Murphy's study also points out that there is a common fraud in the statement of the availability factor for wind turbines, which is the percentage of time that the wind turbine or any other power source is available. Writes Murphy, "Wind energy advocates purposely confuse the availability factor and the capacity factor in their promotional materials, to try to demonstrate that a certain number of wind turbines can produce the same energy as a nuclear power plant. In truth, although the availability factor of the wind turbine is 100% because it is available to produce power at any time, wind turbines actually produce power less than 25% of the time, and that is only when the wind blows. Compare this to the nuclear power plant, in which the availability factor and the capacity factor are the same—about 95%. The only time the nuclear reactor is not producing power is during maintenance periods."

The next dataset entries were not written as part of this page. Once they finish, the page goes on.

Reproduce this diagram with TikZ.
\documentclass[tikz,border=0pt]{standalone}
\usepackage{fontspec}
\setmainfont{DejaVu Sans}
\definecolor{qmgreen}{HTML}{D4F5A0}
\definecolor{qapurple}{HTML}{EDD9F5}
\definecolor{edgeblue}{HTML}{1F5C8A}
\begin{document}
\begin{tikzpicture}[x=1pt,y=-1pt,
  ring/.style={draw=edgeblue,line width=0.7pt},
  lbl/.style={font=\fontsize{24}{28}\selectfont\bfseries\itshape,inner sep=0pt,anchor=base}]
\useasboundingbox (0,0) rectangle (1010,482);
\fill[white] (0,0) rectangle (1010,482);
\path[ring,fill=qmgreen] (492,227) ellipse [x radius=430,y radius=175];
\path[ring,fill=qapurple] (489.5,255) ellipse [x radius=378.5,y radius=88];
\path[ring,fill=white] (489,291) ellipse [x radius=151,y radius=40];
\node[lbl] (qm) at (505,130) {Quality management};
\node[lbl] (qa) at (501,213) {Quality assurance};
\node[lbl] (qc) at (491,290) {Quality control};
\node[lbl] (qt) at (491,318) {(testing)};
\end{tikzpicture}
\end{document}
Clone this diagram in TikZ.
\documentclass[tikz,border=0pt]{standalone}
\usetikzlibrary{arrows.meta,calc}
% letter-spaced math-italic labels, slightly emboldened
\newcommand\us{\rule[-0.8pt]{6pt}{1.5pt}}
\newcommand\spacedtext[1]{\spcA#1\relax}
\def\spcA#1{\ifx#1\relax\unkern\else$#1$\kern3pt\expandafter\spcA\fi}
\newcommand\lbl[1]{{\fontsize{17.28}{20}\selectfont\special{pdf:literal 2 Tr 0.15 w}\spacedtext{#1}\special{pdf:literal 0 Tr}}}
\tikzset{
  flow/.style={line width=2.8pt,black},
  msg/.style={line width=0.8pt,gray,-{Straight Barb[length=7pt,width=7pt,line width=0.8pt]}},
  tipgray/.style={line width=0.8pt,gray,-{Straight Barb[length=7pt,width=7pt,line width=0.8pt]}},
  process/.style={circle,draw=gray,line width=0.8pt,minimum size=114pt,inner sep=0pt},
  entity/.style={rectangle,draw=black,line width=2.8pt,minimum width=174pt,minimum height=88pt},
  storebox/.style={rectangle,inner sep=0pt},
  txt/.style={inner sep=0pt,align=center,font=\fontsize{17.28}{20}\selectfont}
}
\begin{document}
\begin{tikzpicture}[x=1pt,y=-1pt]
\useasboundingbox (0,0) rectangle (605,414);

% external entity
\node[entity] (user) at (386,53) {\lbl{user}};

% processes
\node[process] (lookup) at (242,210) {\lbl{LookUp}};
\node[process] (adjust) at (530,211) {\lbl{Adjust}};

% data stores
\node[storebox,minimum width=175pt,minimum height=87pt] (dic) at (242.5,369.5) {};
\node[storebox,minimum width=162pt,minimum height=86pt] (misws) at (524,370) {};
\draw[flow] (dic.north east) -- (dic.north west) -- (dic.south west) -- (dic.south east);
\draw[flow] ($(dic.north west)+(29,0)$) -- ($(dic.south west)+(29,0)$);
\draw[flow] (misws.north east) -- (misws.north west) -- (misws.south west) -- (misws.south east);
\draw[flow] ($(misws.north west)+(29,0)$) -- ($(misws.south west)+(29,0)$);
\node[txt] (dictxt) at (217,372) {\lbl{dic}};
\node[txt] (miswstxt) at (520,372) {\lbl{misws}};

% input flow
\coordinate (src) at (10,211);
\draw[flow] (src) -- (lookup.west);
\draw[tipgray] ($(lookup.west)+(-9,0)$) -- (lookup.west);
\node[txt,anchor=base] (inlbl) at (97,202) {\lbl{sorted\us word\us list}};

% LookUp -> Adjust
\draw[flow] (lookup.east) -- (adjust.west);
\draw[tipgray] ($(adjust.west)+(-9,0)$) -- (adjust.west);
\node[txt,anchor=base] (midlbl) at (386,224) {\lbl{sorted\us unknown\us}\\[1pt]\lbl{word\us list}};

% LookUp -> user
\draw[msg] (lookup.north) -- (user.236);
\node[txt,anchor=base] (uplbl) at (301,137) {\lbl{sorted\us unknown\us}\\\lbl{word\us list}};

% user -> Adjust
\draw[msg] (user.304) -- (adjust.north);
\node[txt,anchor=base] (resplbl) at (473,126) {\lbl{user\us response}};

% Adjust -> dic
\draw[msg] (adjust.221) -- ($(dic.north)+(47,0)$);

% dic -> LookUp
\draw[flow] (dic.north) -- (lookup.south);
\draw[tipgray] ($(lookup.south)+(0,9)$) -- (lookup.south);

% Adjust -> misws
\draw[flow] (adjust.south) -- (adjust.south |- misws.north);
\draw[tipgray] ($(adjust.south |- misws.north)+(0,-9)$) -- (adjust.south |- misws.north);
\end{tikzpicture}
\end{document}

Solar and wind power share another problem. As they are intermittent sources, they require backup power systems and a complex relationship with the power grid, whereby the power flow can be switched on and off at various times. As they are placed, by necessity, in remote locations, wind generators incur an added expense of many miles of additional transmission lines. In the case of the Texas wind boondoggle, the cost of hundreds of miles of high-voltage transmission lines for the unneeded wind installations is going to be incurred by the consumers, who will have already subsidized the wind farms through huge tax givebacks to the wind energy speculators.

Neither wind nor solar are serious solutions to the world's energy needs. They are, rather, prescriptions for the destruction of progress and the genocidal reduction of the human population. What is really under attack in the proposal by Gore, the front man for the Anglo-Dutch oligarchy's wish to return to a new Dark Age, is science itself. Having largely destroyed the nuclear capability of the United States, the intent is to channel what remains of the next generation's scientific impulse into the pursuit of better solar cells, climate frauds, and cataloging extinct species of which the fastest accelerating is mankind.

We can secure a better future. For the first time in history, we have the means to lift all mankind out of the misery of backbreaking toil, disease, and ignorance. But first, we must overcome the irrational fear of nuclear power, and indeed, of science in general, which the controllers of Al Gore have attempted to impose upon us, from motives which are hideously evil.